New World Screwworm

New World Screwworms have only been found in North and South America. (Photo courtesy of the USDA-ARS)

By Barry Whitworth, DVM

In October 2016 the United States Department of Agriculture confirmed the presence of screwworms in the Florida Keys. The initial case was found in a Key deer.

In January 2017 the public was informed of a dog in Homestead, Fla., that was infested with screwworms. This was the first case reported on the mainland in many years. During the 2016 outbreak, the USDA confirmed 16 cases of screwworm infestation in animals. All the cases were detected in the state of Florida.

Previous to the 2016 outbreak, the last case of screwworm infestation reported by the USDA occurred on Aug. 30, 1982. Since 1982, only sporadic cases of screwworms have been diagnosed, but these were animals or people that were infested in another country and then entered the United States. The last official diagnosed case of screwworms in Oklahoma occurred in 1976.
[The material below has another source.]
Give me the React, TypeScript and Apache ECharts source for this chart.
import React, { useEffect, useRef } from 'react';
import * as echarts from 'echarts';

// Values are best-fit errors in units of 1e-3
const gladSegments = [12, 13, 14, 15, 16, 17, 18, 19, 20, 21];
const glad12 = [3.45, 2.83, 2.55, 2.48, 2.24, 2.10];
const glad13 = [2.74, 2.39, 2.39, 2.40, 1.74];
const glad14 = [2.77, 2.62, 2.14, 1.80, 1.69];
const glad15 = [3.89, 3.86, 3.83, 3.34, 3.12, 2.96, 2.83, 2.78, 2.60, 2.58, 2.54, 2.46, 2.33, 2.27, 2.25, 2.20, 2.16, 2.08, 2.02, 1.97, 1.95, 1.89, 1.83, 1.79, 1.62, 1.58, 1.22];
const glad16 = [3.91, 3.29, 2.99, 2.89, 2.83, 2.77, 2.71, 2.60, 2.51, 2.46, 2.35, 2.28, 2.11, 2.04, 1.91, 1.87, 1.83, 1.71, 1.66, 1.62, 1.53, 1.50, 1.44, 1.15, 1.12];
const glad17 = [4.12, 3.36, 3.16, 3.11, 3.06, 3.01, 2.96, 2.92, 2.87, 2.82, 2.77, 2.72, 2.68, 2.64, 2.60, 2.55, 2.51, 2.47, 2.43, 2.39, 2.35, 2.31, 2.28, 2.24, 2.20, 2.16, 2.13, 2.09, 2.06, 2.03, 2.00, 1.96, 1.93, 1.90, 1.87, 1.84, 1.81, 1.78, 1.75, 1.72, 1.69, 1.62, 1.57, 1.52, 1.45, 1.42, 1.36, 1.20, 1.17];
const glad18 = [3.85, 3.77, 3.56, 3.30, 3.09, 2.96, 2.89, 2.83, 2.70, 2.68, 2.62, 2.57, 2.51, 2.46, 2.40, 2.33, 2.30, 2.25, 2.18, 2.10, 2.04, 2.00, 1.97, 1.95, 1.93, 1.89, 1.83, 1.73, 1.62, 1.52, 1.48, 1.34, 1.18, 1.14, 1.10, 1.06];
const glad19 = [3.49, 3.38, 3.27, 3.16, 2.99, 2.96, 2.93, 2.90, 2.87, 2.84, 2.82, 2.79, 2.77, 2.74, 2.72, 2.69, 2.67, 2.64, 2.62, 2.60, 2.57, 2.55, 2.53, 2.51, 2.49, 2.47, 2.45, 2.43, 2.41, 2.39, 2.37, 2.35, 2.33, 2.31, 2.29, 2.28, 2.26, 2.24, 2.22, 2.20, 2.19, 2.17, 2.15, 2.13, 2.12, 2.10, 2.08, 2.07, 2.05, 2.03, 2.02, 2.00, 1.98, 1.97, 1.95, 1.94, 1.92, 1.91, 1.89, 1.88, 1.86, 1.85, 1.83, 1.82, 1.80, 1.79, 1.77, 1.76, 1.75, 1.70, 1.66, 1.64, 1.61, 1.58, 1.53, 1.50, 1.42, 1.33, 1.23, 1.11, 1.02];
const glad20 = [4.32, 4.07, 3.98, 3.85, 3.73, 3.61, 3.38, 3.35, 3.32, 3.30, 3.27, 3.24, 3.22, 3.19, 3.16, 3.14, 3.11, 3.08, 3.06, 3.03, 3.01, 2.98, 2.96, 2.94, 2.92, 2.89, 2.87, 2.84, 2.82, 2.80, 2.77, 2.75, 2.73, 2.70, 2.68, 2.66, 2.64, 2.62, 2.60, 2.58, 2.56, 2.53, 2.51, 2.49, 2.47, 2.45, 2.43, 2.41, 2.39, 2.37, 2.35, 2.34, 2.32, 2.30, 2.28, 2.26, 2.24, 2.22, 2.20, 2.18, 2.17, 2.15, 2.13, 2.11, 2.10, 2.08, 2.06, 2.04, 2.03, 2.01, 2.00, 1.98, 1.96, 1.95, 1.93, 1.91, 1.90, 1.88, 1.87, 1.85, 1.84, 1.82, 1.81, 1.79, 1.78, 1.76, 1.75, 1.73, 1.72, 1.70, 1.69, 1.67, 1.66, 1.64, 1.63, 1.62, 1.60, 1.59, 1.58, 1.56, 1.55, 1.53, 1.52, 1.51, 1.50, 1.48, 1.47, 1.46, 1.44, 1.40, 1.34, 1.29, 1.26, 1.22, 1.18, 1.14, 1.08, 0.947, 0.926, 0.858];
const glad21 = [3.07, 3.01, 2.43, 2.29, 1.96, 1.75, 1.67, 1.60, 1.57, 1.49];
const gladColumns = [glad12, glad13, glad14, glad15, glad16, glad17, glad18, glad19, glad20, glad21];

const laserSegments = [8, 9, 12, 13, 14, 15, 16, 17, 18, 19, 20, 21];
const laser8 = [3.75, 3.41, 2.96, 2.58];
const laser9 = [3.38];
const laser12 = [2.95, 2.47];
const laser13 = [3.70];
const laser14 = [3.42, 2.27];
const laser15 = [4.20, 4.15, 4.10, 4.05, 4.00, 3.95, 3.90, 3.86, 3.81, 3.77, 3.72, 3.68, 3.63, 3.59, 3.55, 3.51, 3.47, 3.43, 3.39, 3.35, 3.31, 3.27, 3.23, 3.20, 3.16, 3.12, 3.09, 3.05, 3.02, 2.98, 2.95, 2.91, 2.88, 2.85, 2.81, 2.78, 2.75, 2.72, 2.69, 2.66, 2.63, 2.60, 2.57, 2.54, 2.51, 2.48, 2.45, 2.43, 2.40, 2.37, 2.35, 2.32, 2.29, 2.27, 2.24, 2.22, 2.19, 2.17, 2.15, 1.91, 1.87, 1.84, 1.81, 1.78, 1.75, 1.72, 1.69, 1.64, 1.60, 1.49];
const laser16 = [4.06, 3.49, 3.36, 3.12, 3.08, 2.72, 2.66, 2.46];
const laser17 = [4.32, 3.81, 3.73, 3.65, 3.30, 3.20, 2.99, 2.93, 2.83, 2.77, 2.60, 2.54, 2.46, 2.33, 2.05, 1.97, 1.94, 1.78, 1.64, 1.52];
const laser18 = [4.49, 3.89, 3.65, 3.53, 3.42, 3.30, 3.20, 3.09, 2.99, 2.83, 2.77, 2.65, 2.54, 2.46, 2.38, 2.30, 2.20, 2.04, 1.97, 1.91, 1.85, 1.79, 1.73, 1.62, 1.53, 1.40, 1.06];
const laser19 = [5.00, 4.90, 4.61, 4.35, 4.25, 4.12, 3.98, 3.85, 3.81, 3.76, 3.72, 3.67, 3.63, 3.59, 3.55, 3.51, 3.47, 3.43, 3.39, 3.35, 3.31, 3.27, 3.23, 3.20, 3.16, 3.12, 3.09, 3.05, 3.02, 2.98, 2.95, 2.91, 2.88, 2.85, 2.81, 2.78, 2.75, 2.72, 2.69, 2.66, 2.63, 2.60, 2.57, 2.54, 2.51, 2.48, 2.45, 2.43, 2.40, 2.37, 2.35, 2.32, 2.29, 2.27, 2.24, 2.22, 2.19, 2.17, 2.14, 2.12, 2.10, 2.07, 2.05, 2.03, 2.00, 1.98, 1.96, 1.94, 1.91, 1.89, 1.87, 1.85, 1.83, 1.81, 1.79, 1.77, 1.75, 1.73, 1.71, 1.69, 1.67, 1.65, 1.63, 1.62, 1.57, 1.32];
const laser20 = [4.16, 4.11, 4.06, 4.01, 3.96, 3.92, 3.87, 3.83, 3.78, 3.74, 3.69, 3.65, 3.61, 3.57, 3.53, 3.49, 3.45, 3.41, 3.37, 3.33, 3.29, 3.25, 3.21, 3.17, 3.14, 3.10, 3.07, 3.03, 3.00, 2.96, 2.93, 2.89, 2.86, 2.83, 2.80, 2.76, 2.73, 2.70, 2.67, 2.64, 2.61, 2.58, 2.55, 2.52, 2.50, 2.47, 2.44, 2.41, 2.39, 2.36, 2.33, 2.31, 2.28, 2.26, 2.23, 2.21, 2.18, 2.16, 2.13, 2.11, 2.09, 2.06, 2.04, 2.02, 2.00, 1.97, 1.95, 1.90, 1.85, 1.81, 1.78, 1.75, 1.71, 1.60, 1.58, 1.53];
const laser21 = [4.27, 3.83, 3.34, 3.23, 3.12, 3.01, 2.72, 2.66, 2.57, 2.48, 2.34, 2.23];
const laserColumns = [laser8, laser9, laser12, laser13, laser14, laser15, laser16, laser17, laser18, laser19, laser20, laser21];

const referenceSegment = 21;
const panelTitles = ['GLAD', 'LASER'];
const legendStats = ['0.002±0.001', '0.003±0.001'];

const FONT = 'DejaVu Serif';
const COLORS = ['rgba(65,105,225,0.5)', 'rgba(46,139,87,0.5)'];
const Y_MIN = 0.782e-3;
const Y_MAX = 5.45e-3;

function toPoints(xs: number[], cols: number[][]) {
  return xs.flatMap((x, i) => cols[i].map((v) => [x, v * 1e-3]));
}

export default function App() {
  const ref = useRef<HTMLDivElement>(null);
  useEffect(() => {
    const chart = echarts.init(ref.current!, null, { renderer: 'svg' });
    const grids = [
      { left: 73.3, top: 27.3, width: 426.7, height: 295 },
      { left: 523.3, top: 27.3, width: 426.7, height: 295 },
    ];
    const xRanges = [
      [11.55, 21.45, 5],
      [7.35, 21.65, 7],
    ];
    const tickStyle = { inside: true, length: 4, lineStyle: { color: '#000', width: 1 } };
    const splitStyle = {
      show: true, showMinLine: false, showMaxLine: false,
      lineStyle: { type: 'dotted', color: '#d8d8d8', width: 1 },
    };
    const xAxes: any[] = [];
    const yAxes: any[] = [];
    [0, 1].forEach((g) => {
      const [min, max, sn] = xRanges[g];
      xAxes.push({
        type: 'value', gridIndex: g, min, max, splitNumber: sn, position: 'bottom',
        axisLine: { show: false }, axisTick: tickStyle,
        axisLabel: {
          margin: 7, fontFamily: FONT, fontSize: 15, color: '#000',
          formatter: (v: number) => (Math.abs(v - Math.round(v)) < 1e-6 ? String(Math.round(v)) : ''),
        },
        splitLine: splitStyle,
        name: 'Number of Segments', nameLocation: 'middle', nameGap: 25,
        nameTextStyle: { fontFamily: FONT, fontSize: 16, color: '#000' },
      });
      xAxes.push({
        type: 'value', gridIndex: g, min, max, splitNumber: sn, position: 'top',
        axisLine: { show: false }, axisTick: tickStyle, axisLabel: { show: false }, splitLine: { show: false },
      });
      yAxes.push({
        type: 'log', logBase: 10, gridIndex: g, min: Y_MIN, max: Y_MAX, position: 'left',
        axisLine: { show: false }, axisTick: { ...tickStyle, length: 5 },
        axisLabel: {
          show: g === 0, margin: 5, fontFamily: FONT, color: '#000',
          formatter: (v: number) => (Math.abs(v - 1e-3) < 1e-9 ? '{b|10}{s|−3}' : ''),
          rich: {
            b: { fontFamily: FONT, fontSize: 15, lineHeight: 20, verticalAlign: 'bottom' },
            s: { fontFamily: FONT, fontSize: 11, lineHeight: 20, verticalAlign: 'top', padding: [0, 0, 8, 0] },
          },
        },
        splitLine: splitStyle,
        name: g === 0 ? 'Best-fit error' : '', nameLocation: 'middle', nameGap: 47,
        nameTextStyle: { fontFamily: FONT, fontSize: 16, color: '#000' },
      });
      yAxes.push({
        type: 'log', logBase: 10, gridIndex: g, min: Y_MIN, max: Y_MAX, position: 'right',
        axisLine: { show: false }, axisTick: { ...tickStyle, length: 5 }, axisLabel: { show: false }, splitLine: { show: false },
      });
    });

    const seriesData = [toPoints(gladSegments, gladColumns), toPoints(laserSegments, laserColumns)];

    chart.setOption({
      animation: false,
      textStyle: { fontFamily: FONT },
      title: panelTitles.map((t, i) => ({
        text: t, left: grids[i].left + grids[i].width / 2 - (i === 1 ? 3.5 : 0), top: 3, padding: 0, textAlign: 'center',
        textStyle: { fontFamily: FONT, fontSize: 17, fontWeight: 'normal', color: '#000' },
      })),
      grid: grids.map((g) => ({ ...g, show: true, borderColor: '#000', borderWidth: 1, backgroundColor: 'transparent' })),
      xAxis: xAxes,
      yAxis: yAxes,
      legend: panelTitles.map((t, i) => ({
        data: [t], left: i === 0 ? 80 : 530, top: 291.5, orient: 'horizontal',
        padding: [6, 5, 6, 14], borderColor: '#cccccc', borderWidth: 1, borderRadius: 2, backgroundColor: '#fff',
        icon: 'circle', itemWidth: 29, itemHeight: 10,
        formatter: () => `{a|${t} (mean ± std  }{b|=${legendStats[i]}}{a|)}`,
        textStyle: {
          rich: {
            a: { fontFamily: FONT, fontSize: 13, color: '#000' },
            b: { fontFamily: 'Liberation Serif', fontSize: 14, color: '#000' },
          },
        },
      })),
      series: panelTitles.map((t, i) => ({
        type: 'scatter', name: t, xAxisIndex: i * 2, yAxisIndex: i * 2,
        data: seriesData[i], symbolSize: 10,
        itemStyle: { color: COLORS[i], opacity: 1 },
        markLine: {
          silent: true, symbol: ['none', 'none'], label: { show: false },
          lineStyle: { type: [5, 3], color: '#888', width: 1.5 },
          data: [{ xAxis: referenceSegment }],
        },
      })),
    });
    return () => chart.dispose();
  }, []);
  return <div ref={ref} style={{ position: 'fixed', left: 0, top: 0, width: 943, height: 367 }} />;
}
New World Screwworms have only been found in North and South America. According to the USDASince they have been eradicated from the United States and several other countries, they are now only found in South America and five Caribbean countries. The adult flies are slightly larger than the common housefly. They have orange eyes and a blue green body that has three stripes down the back. The females typically mate once and lay their eggs along the edges of an open wound or in the mucous membranes (mouth, nose, ears) of an animal.

When the eggs hatch, the larvae burrow into the host flesh and feed on living tissue and fluids. Wounds attract more flies, which compounds the problem. Once the larvae mature, they drop to the ground, burrow into the soil, and begin the pupal stage. In a few days, the adult flies emerge to repeat the life cycle.